Instructions to follow: Starting at the first line of the listing below, repeat each line exactly until the line containing "const TEXT = '#595959';", which you include. Leave out pictures.

Source data:
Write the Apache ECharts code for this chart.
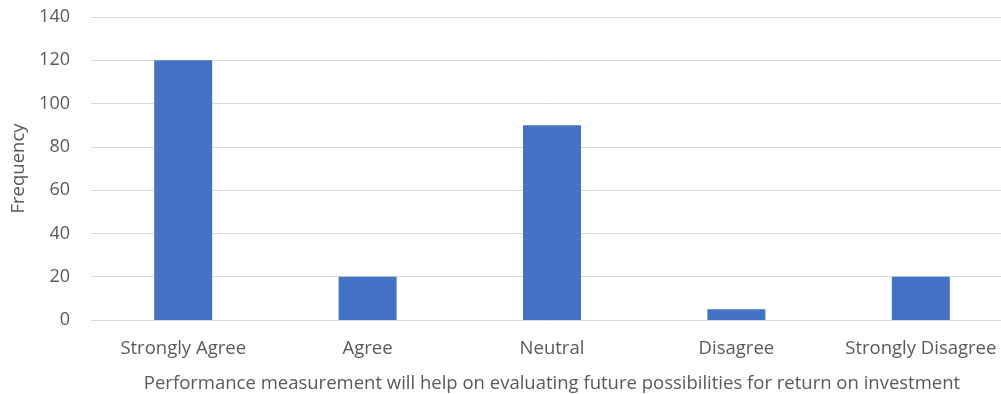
<!DOCTYPE html>
<html>
<head>
<meta charset="utf-8">
<script src="https://cdn.jsdelivr.net/npm/echarts@6/dist/echarts.min.js"></script>
<style>
  html, body { margin: 0; padding: 0; background: #fff; overflow: hidden; }
  #chart { width: 1001px; height: 394px; }
</style>
</head>
<body>
<div id="chart"></div>
<script>
// Survey responses: frequency per answer
const categories = ['Strongly Agree', 'Agree', 'Neutral', 'Disagree', 'Strongly Disagree'];
const frequency = [120, 20, 90, 5, 20];
const yTicks = { min: 0, max: 140, interval: 20 };

const xTitle = 'Performance measurement will help on evaluating future possibilities for return on investment';
const yTitle = 'Frequency';

const FONT = 'Open Sans';
const TEXT = '#595959';

const chart = echarts.init(document.getElementById('chart'));
chart.setOption({
  animation: false,
  textStyle: { fontFamily: FONT },
  // plot runs slightly past the right edge of the canvas
  grid: {
    left: 91, width: 922, top: 17, height: 303,
    containLabel: false,
    outerBoundsMode: 'none'
  },
  xAxis: {
    type: 'category',
    data: categories,
    name: xTitle,
    nameLocation: 'middle',
    nameGap: 54,
    nameTextStyle: { color: TEXT, fontSize: 18.5, fontFamily: FONT },
    axisLine: { show: true, lineStyle: { color: '#d9d9d9', width: 1 } },
    axisTick: { show: false },
    axisLabel: { color: TEXT, fontSize: 18.5, margin: 19, interval: 0 }
  },
  yAxis: {
    type: 'value',
    min: yTicks.min,
    max: yTicks.max,
    interval: yTicks.interval,
    name: yTitle,
    nameLocation: 'middle',
    nameGap: 62,
    nameRotate: 90,
    nameTextStyle: { color: TEXT, fontSize: 18.5, fontFamily: FONT },
    axisLine: { show: false },
    axisTick: { show: false },
    axisLabel: { color: TEXT, fontSize: 18, margin: 21 },
    splitLine: { lineStyle: { color: '#d9d9d9', width: 1 } }
  },
  series: [{
    type: 'bar',
    data: frequency,
    barWidth: 58,
    itemStyle: { color: '#4472c4' }
  }]
});
</script>
</body>
</html>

Exercise solution:
Write the Apache ECharts code for this chart.
<!DOCTYPE html>
<html>
<head>
<meta charset="utf-8">
<script src="https://cdn.jsdelivr.net/npm/echarts@6/dist/echarts.min.js"></script>
<style>
  html, body { margin: 0; padding: 0; background: #fff; overflow: hidden; }
  #chart { width: 1001px; height: 394px; }
</style>
</head>
<body>
<div id="chart"></div>
<script>
// Survey responses: frequency per answer
const categories = ['Strongly Agree', 'Agree', 'Neutral', 'Disagree', 'Strongly Disagree'];
const frequency = [120, 20, 90, 5, 20];
const yTicks = { min: 0, max: 140, interval: 20 };

const xTitle = 'Performance measurement will help on evaluating future possibilities for return on investment';
const yTitle = 'Frequency';

const FONT = 'Open Sans';
const TEXT = '#595959';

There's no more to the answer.